Le poids du financement des allocations individuelles de solidarité et la prise en charge des mineurs non accompagnés plombent les comptes de tous les Départements et nécessitent « que les exécutifs locaux protestent réellement contre la confiscation progressive des ressources et de la liberté locale par le pouvoir central ». L’association des départements de France joue-t-elle encore son rôle ? Au regard du déroulement de son dernier congrès, Charles Beauchamp souligne son peu de combativité et d’exigences vis à vis de l’État. Au contraire, « Elle accompagne l’État dans l’asphyxie des départements  » dénonce-t-il en rappelant que l’ADF est à l’origine de la création d’un fonds de péréquation « horizontal  » de 250 millions d’euros entre départements. « La péréquation horizontale n’a de sens que si la péréquation verticale est réelle et proportionnelle aux charges » rappelle-t-il.

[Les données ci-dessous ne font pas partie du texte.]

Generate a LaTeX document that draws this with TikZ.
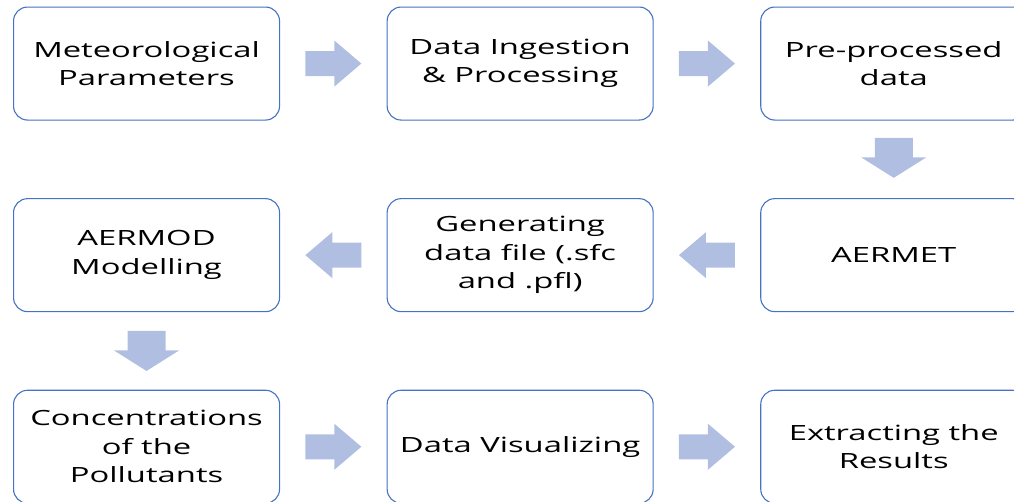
\documentclass[tikz,border=0pt]{standalone}
\usepackage{fontspec}
\setmainfont[FakeStretch=1.56]{Open Sans}
\usetikzlibrary{calc, positioning}

\definecolor{boxblue}{RGB}{68,114,196}
\definecolor{arrowblue}{RGB}{176,190,226}

\tikzset{
    sidearrow/.pic={\fill[arrowblue] (-28pt,-12.5pt) -- (1pt,-12.5pt) -- (1pt,-23pt) -- (28pt,0pt) -- (1pt,23pt) -- (1pt,12.5pt) -- (-28pt,12.5pt) -- cycle;},
    downarrow/.pic={\fill[arrowblue] (-19pt,20pt) -- (19pt,20pt) -- (19pt,0.5pt) -- (32.5pt,0.5pt) -- (0pt,-20pt) -- (-32.5pt,0.5pt) -- (-19pt,0.5pt) -- cycle;}
}

\begin{document}
\begin{tikzpicture}[
    node distance=77.5pt and 106.5pt,
    box/.style={draw=boxblue, line width=1.1pt, rectangle, rounded corners=14pt, align=center, minimum width=266pt, minimum height=113pt, inner sep=0pt, font=\fontsize{21pt}{28.5pt}\selectfont}
]
\useasboundingbox (0,0) rectangle (1014pt,-501pt);

\node[box, anchor=north west] (met) at (13pt,-6.5pt) {Meteorological\\Parameters};
\node[box] (ing) [right=of met] {Data Ingestion\\\& Processing};
\node[box] (pre) [right=of ing] {Pre-processed\\data};
\node[box] (aermet) [below=of pre] {AERMET};
\node[box] (gen) [left=of aermet] {Generating\\data file (.sfc\\and .pfl)};
\node[box] (aermod) [left=of gen] {AERMOD\\Modelling};
\node[box] (conc) [below=of aermod] {Concentrations\\of the\\Pollutants};
\node[box] (vis) [right=of conc] {Data Visualizing};
\node[box] (res) [right=of vis] {Extracting the\\Results};

% block arrows between the boxes
\pic at ($(met.east)!0.5!(ing.west)$) {sidearrow};
\pic at ($(ing.east)!0.5!(pre.west)$) {sidearrow};
\pic at ($(pre.south)!0.5!(aermet.north)+(0,1.5pt)$) {downarrow};
\pic[rotate=180] at ($(aermet.west)!0.5!(gen.east)$) {sidearrow};
\pic[rotate=180] at ($(gen.west)!0.5!(aermod.east)$) {sidearrow};
\pic at ($(aermod.south)!0.5!(conc.north)$) {downarrow};
\pic at ($(conc.east)!0.5!(vis.west)$) {sidearrow};
\pic at ($(vis.east)!0.5!(res.west)$) {sidearrow};

\end{tikzpicture}
\end{document}
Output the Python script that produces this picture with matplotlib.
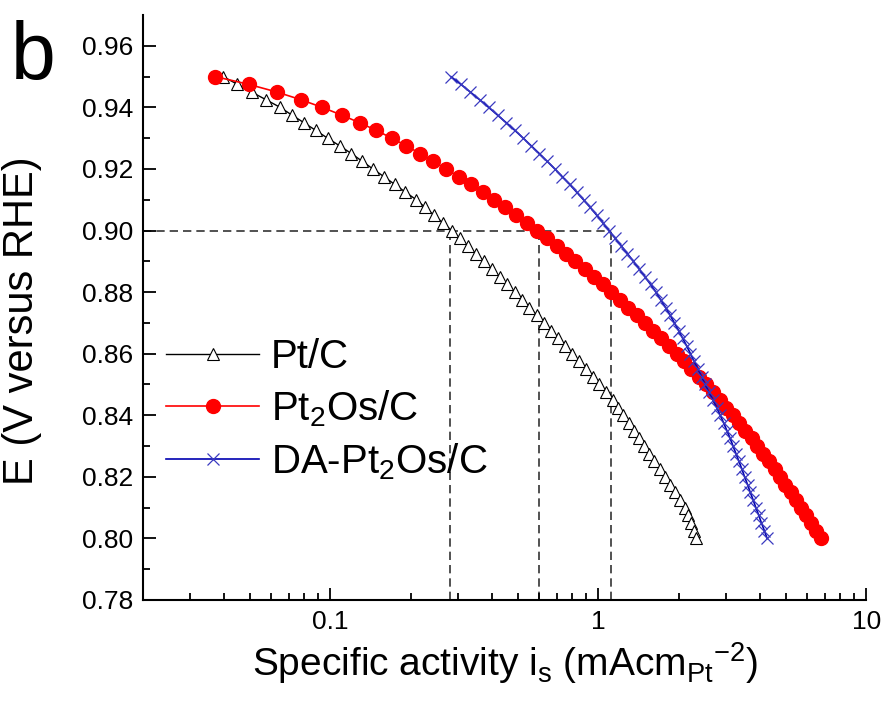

Autrement dit, c’est à l’État de veiller au rééquilibrage financier pour permettre une égalité d’actions publiques sur l’ensemble des territoires. Ce n’est pas aux Départements de s’arranger entre eux pour compenser les déficits liés aux carences de l’État, disent les élus communistes.

Vigilance du PCF dans trois secteurs
RSAPersonnes handicapéesMineurs isolés
Dans un contexte contraint, la majorité est plus sensible à une diminution accélérée du nombre d’allocataires, pour des raisons plus budgétaires que sociales. Les ayant-droits à la prestation de compensation du handicap, en augmentation, et dont l’attribution est effectuée sur évaluation « médico-sociale pluridisciplinaire ». Un état des lieux est en cours pour connaître les raisons de cette hausse. Avec le doublement du nombre de mineurs non accompagnés dans le département, là aussi, le PCF demande catégoriquement plus d’exigence vis-à-vis de l’État. « Les mineurs non accompagnés doivent être d’abord reçus comme des mineurs et non comme migrants », s’indigne et s’inquiète Charles Beauchamp au regard d’un projet de décret du ministère de l’Intérieur. Inquiétude partagée avec la CIMADE, Médecins sans frontières et l’UNICEF.